# Exercise goal:
Where a line holds "that", copy it.

# Source records:
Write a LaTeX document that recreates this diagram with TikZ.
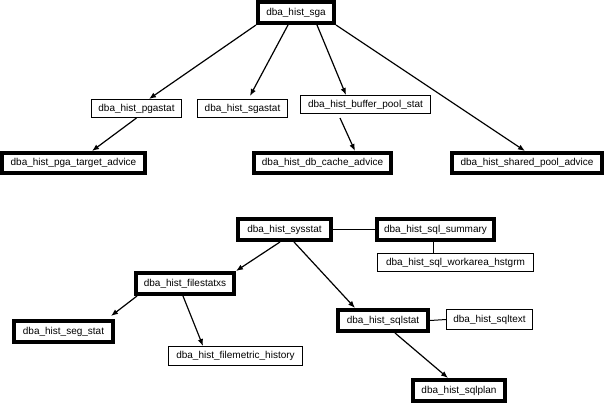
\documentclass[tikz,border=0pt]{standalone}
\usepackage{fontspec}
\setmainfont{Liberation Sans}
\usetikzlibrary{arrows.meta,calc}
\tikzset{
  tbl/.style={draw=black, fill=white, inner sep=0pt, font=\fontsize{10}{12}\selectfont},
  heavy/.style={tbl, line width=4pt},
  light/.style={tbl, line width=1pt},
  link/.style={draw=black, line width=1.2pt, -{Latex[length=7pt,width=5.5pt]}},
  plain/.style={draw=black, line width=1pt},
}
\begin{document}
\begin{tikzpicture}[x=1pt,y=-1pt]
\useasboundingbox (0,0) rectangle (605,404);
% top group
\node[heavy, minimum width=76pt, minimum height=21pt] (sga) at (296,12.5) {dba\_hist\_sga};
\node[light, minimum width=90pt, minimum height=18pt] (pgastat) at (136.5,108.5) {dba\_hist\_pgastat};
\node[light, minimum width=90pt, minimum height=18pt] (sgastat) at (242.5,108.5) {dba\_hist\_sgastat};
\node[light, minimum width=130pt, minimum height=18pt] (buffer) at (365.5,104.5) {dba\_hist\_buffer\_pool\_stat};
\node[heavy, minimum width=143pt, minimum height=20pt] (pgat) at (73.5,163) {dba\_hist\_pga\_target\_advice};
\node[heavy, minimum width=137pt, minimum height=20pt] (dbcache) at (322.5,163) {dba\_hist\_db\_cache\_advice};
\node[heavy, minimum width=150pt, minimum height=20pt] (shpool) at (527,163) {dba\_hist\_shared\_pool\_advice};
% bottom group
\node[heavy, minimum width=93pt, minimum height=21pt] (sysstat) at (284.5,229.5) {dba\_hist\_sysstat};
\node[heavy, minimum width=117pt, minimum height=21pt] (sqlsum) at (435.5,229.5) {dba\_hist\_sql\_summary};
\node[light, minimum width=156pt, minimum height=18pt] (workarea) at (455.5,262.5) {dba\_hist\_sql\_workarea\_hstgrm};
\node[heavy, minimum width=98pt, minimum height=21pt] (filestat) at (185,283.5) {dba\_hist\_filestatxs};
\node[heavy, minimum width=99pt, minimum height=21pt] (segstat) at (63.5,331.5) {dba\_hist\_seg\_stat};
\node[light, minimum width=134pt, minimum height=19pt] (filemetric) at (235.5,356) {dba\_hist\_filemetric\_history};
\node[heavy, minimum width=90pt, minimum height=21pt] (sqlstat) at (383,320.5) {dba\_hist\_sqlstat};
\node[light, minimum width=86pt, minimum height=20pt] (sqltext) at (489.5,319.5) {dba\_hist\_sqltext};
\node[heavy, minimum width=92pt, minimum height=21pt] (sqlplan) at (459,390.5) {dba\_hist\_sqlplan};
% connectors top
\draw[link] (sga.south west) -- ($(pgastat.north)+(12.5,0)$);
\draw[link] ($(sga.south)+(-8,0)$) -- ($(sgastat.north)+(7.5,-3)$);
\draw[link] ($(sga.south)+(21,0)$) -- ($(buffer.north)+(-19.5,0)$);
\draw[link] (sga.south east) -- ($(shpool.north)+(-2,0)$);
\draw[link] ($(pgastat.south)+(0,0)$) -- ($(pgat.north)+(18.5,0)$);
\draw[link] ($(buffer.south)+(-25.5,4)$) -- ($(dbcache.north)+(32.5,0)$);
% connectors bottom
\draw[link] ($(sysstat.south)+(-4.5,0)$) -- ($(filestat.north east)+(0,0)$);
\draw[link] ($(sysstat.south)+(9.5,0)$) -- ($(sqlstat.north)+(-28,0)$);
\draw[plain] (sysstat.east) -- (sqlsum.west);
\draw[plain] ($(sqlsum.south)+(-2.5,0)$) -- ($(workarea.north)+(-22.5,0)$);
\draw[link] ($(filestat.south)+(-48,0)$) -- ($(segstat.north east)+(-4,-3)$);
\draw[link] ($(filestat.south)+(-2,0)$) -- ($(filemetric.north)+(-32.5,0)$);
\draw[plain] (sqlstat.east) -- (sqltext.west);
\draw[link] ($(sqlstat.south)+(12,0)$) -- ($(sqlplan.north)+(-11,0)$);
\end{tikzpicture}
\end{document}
...
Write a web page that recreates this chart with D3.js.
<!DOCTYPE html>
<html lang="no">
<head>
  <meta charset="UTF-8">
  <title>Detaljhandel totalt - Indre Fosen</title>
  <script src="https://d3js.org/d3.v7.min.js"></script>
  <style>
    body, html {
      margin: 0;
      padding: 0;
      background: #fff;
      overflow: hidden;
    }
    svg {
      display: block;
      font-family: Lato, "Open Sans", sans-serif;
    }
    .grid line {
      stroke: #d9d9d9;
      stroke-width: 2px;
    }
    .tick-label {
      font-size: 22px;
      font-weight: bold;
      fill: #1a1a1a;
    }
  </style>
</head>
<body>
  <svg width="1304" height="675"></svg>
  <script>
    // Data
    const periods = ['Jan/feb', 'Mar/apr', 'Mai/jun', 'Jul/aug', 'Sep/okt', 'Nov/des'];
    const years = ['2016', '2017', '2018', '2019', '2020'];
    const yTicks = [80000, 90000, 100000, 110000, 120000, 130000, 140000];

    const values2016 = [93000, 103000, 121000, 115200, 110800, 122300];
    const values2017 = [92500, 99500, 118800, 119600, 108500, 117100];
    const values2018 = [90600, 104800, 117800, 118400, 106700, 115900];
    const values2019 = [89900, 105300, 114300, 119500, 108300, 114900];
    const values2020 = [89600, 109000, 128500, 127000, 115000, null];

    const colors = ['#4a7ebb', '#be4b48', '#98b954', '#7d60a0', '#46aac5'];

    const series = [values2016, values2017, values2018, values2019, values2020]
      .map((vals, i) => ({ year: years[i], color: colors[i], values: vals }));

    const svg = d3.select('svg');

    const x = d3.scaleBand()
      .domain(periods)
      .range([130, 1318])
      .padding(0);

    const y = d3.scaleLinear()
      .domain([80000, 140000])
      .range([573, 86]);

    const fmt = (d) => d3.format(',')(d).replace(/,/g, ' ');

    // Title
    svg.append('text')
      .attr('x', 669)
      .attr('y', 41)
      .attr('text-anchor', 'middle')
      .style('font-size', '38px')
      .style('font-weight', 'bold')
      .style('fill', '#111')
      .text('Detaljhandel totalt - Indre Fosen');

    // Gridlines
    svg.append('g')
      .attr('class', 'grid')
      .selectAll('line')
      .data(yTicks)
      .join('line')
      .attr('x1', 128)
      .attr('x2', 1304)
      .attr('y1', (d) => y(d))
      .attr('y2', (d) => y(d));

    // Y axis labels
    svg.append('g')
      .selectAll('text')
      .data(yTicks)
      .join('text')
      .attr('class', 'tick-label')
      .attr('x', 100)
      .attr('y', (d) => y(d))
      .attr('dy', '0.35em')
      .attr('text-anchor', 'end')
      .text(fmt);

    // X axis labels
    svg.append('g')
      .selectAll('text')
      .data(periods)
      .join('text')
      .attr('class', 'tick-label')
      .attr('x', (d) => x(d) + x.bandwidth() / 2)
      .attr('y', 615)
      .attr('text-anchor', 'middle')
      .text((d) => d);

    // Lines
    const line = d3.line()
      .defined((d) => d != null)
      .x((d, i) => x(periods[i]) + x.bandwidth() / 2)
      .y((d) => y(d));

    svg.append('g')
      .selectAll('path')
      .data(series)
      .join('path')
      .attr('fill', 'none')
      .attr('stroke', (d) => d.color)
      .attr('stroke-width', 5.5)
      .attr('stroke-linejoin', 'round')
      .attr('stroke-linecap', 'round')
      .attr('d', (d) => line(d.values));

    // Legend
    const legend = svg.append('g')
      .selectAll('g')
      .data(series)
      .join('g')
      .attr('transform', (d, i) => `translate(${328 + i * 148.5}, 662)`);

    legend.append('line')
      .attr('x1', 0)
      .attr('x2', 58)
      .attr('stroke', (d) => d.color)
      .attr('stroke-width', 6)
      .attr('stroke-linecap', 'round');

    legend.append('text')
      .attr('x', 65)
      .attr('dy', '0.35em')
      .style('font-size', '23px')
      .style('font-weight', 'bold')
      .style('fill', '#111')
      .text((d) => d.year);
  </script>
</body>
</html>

# Result of the task:
Write a LaTeX document that recreates this diagram with TikZ.
Write a web page that recreates this chart with D3.js.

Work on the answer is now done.